Essay

Married on Paper: Why the Contract Marriage Refuses to Die

The marriage of convenience hands two people a signed reason to stay in the same room, and then waits for the paper to stop mattering.

By the TVCeleb Editorial Team 8 min read

There is a particular kind of quiet that settles over a contract marriage, and you can hear it in When the Phone Rings before anyone admits it is there. A political spokesman and his interpreter wife share a house, a surname, and a press strategy, and almost nothing else they will say out loud. They have signed for proximity without permission. The agreement is the whole premise, and it is also the thing that lets each of them pretend the premise is all there is. That tension, two people legally bound and emotionally barricaded, is one of the most durable shapes in the K-drama playbook, and it keeps working for reasons that go deeper than tradition or habit.

The Clause as Emotional Armor

The genius of the arrangement is that it externalizes fear. Falling for someone is terrifying because it is unguarded, open-ended, and impossible to take back. A contract turns all of that into something with edges. There are terms now. There is a start date and, crucially, an end date. There are rules about what the two of them owe each other and, more importantly, what they do not. A character who could never say I am afraid to want this can instead say the contract does not cover that, and mean exactly the same thing while sounding completely in control.

So the agreement becomes armor. Every clause is a place to hide a feeling. When the interpreter in When the Phone Rings holds her husband at the precise distance the paperwork allows, she is not being cold. She is being protected, and she is choosing the protection on purpose. The drama understands that the document is not really about the marriage. It is about the terror of admitting you might need the person you married, and a signature is so much easier to produce than that confession. The clauses do the trembling so the characters do not have to.

Not Fake Dating: This Is the Real Paperwork

It is tempting to file this beside fake dating, but the two tropes run on opposite engines. Fake dating is a performance staged for an audience, a borrowed boyfriend for a wedding, a pretend couple to silence a nosy family. The lie lives in public and dissolves the moment the crowd goes home. There is always a backstage where the actors can drop the act and be honest with each other, and half the pleasure is watching them sneak into it.

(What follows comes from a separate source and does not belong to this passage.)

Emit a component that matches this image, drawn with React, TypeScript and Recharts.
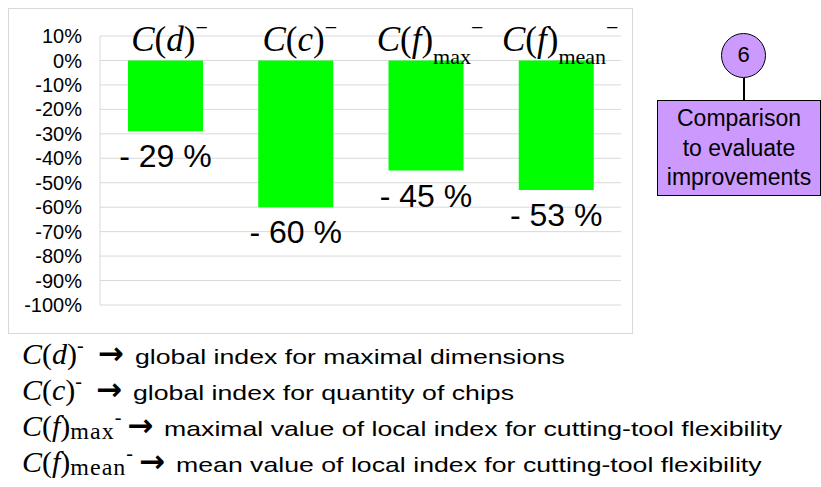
import React from 'react';
import { BarChart, Bar, XAxis, YAxis, CartesianGrid, LabelList } from 'recharts';

// Category keys and how their header formula is written: C(var)_sub^-
const CATEGORIES = ['C(d)-', 'C(c)-', 'C(f)max-', 'C(f)mean-'];
const FORMULA_VARS = ['d', 'c', 'f', 'f'];
const FORMULA_SUBS = ['', '', 'max', 'mean'];

// Reduction of each index (fraction)
const REDUCTIONS = [-0.29, -0.6, -0.45, -0.53];

// Y axis ticks, 10% down to -100%
const Y_TICKS = [0.1, 0, -0.1, -0.2, -0.3, -0.4, -0.5, -0.6, -0.7, -0.8, -0.9, -1];

// Explanation lines below the chart
const LEGEND_TEXTS = [
  'global index for maximal dimensions',
  'global index for quantity of chips',
  'maximal value of local index for cutting-tool flexibility',
  'mean value of local index for cutting-tool flexibility',
];

const STEP_NUMBER = '6';
const STEP_LINES = ['Comparison', 'to evaluate', 'improvements'];

const data = CATEGORIES.map((key, i) => ({ key, value: REDUCTIONS[i] }));

const SERIF = "'Liberation Serif', 'Times New Roman', serif";
const SANS = "'Liberation Sans', Arial, sans-serif";
const BOX_FILL = '#cc99ff';

const pctTick = (v: number) => `${Math.round(v * 100)}%`;

// Header formula drawn just above the zero line of each bar
const HeaderLabel = (props: any) => {
  const { x, y, width, height, index } = props;
  const top = Math.min(y, y + height);
  const sub = FORMULA_SUBS[index];
  return (
    <text x={x + width / 2 + 4} y={top - 9} textAnchor="middle" fontFamily={SERIF} fontSize={35} fill="#000">
      <tspan fontStyle="italic">C</tspan>
      <tspan>(</tspan>
      <tspan fontStyle="italic">{FORMULA_VARS[index]}</tspan>
      <tspan>)</tspan>
      {sub ? (
        <tspan fontSize={22} dy={13}>
          {sub}
        </tspan>
      ) : null}
      <tspan fontSize={22} dy={sub ? -29 : -16}>
        −
      </tspan>
    </text>
  );
};

// "- 29 %" style label below the end of each bar
const ValueLabel = (props: any) => {
  const { x, y, width, height, value } = props;
  const bottom = Math.max(y, y + height);
  return (
    <text x={x + width / 2} y={bottom + 36} textAnchor="middle" fontFamily={SANS} fontSize={32} fill="#000">
      {`- ${Math.round(-value * 100)} %`}
    </text>
  );
};

export default function App() {
  return (
    <div
      style={{
        position: 'absolute',
        left: 0,
        top: 0,
        width: 821,
        height: 487,
        background: '#fff',
        overflow: 'hidden',
        fontFamily: SANS,
        color: '#000',
      }}
    >
      {/* chart frame */}
      <div
        style={{
          position: 'absolute',
          left: 8,
          top: 8,
          width: 625,
          height: 326,
          boxSizing: 'border-box',
          border: '1px solid #d9d9d9',
        }}
      >
        <BarChart width={623} height={324} data={data} margin={{ top: 27, right: 11, bottom: 28, left: 0 }}>
          <CartesianGrid vertical={false} stroke="#d9d9d9" />
          <XAxis dataKey="key" hide />
          <YAxis
            type="number"
            domain={[-1, 0.1]}
            ticks={Y_TICKS}
            interval={0}
            width={91}
            tickSize={0}
            tickMargin={18}
            tickLine={false}
            axisLine={{ stroke: '#d9d9d9' }}
            tickFormatter={pctTick}
            tick={{ fill: '#000', fontSize: 20, fontFamily: SANS }}
          />
          <Bar dataKey="value" fill="#00ff00" barSize={75} isAnimationActive={false}>
            <LabelList dataKey="key" content={<HeaderLabel />} />
            <LabelList dataKey="value" content={<ValueLabel />} />
          </Bar>
        </BarChart>
      </div>

      {/* step marker on the right */}
      <div
        style={{
          position: 'absolute',
          left: 721,
          top: 33,
          width: 45,
          height: 45,
          boxSizing: 'border-box',
          borderRadius: '50%',
          border: '1.5px solid #000',
          background: BOX_FILL,
          fontSize: 22,
          lineHeight: '42px',
          textAlign: 'center',
        }}
      >
        {STEP_NUMBER}
      </div>
      <div style={{ position: 'absolute', left: 742.5, top: 78, width: 2, height: 22, background: '#000' }} />
      <div
        style={{
          position: 'absolute',
          left: 657,
          top: 100,
          width: 164,
          height: 96,
          boxSizing: 'border-box',
          border: '1.5px solid #000',
          background: BOX_FILL,
          paddingTop: 3,
          fontSize: 23,
          lineHeight: '29.5px',
          textAlign: 'center',
          whiteSpace: 'nowrap',
        }}
      >
        {STEP_LINES.map((l) => (
          <div key={l}>{l}</div>
        ))}
      </div>

      {/* explanation lines */}
      {LEGEND_TEXTS.map((text, i) => {
        const sub = FORMULA_SUBS[i];
        return (
          <div
            key={i}
            style={{
              position: 'absolute',
              left: 22,
              top: 337 + i * 36,
              display: 'flex',
              alignItems: 'baseline',
              whiteSpace: 'nowrap',
            }}
          >
            <span style={{ fontFamily: SERIF, fontSize: 30 }}>
              <i>C</i>(<i>{FORMULA_VARS[i]}</i>)
            </span>
            {sub ? (
              <span style={{ fontFamily: SERIF, fontSize: 24, letterSpacing: 1, position: 'relative', top: 3 }}>
                {sub}
              </span>
            ) : null}
            <span style={{ fontFamily: SERIF, fontSize: 20, position: 'relative', top: -12 }}>-</span>
            <span
              style={{
                fontFamily: "'DejaVu Sans', sans-serif",
                fontWeight: 'bold',
                fontSize: 31,
                lineHeight: '30px',
                margin: sub ? '0 11px 0 6px' : '0 11px 0 14px',
              }}
            >
              →
            </span>
            <span
              style={{
                fontFamily: SANS,
                fontSize: 21,
                display: 'inline-block',
                transform: 'scaleX(1.27)',
                transformOrigin: 'left',
              }}
            >
              {text}
            </span>
          </div>
        );
      })}
    </div>
  );
}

A contract marriage has no backstage. These two are legally bound, and they live the lie at breakfast, in the shared closet, in the way they have to decide who sleeps where. The fiction is not a show for the neighbors. It is the architecture of every ordinary hour. That is why the stakes feel heavier and the slow burn burns slower. You cannot step out of a marriage between scenes. The proximity is total and inescapable, which means intimacy does not get a special occasion to arrive on. It seeps in through the dailiness, through learning how the other person takes their coffee and which silences mean trouble.

Fake dating has a backstage where the truth waits. A contract marriage has none, which is exactly why the truth has nowhere to hide.

This is also why the contract marriage can afford to be gentler and stranger than its flashier cousin. There is no ticking reveal, no moment where the fake couple gets caught. The drama instead lingers on the texture of cohabitation, the accidental tenderness of two people managing a household they did not choose, and the slow horror of realizing the arrangement has started to feel like the truth. The lie is not something they will be exposed for. It is something they will have to outgrow.

When the Contract Stops Being the Point

And then comes the turn the whole structure was built to deliver. There is a moment, never the renewal of the contract, when one of them does something the agreement never required. He waits up when he did not have to. She defends him to a stranger when no camera is watching and no clause demands it. The paper is suddenly irrelevant, and both of them know it, and the not-knowing-what-to-do-now is the most honest thing either has felt since the wedding. The deadline that was supposed to protect them now reads like a threat, because neither one wants the end date to come.

That is the satisfaction the contract marriage was always promising. The shield they hid behind becomes the thing they have to put down, and the act of setting it aside is the real declaration, far louder than any line of dialogue. When the Phone Rings keeps returning to that threshold, the spokesman and the interpreter inching past what they agreed to and then having to sit with what is left when the agreement is gone. The marriage was on paper. The love, when it finally arrives, is the part nobody wrote down, and the contract's last job is to make its own irrelevance feel like the happiest possible ending.